No matter what the reason is the outcome from the team is usually similar (although intensity can differ). People neither respect nor like their managers. They have no incentive to give something more as no one shows their effort can be worthy. There’s no trust between the team and its manager. Effectiveness is on average level in the best case. People don’t really care.

On the other hand there’s minority of bosses who focus on getting on well with their teams. Sometimes it’s quite a hard job to do, as quite often doing someone a favor produces an issue to be resolved. You let someone to get a day out but still his urgent task must be completed by the end of the day. You don’t force someone to work long hours because he doesn’t feel very well but you’ll have to deal with higher management explaining why the project is late.
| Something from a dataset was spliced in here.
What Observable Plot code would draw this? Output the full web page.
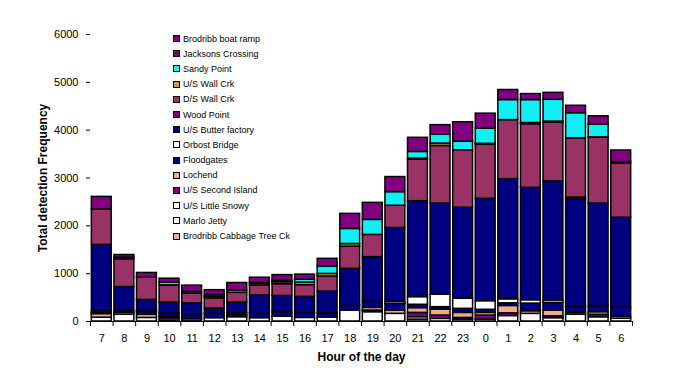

A list of examples is long.

I know I oversimplify here but I like to think whenever a boss does a favor to one of his subordinates he earns a little plus. He can later exchange those pluses for different things, whenever he’d need that. Moving holidays by a day or two. Staying after hours for a couple of days. Honest feedback. Engagement. Accountability. The list is much longer than the previous one.

As far as you have your bag of pluses received from your team you can feel quite comfortable whenever tough times are about to come. And, what is even more important for me personally, it makes your workplace a bit nicer and contacts with the team better. It’s definitely worth effort.

Thursday, January 03, 2008

Squeezing the Team

Several days ago I had a chat with my wife about squeezing employees. You have significant delay in project and what the boss do? This way or another he’s trying to get more from his team. Personally I don’t know any boss who hasn’t done that, maybe except of those promoted this month.

1. Money. There’s always that old simple method. Financial incentive. Stay longer, I’ll pay you more. A bunch of dollars for every hour. Personally I think it sucks when not mixed with other methods. As far as boss’ goal isn’t to have people sitting in the workplace longer but to have the job done. Of course there are jobs and people which response very well for the scenario, but on general it doesn’t work very well.

2. Simple squeeze. Get them in a room, shout at them, tell them to work more. I’m always surprised how often it actually works. How often people response positively for aggression on the other side. Sometimes it doesn’t even ruin atmosphere as team has collectively the same enemy – the boss.

3. Accountability. Let people feel accountable for the job they do. That’s not an easy path. First not everyone will respond as there are people who don’t really care. Second, it requires quite an effort and empathy from a boss. Especially the latter isn’t seen very often. Ah, it’s worth to add some financial prize after all (not before). Bonuses are typically great budget to exploit here.

4. Ask. You’d be surprised how often people have positive attitude when you just go and ask them if they could do something for you. Sure, no one would jump into the fire after you, but sometimes fixing a couple of bugs more or staying late for a couple of days aren’t unreachable. Don’t forget to say thank you.

And one more thing. When you squeeze your team, no matter if you’re on the dark or light side, always try to imagine how your people actually will feel. And while you’re doing that remember they’re usually in drastically different position than you. After all they aren’t bosses.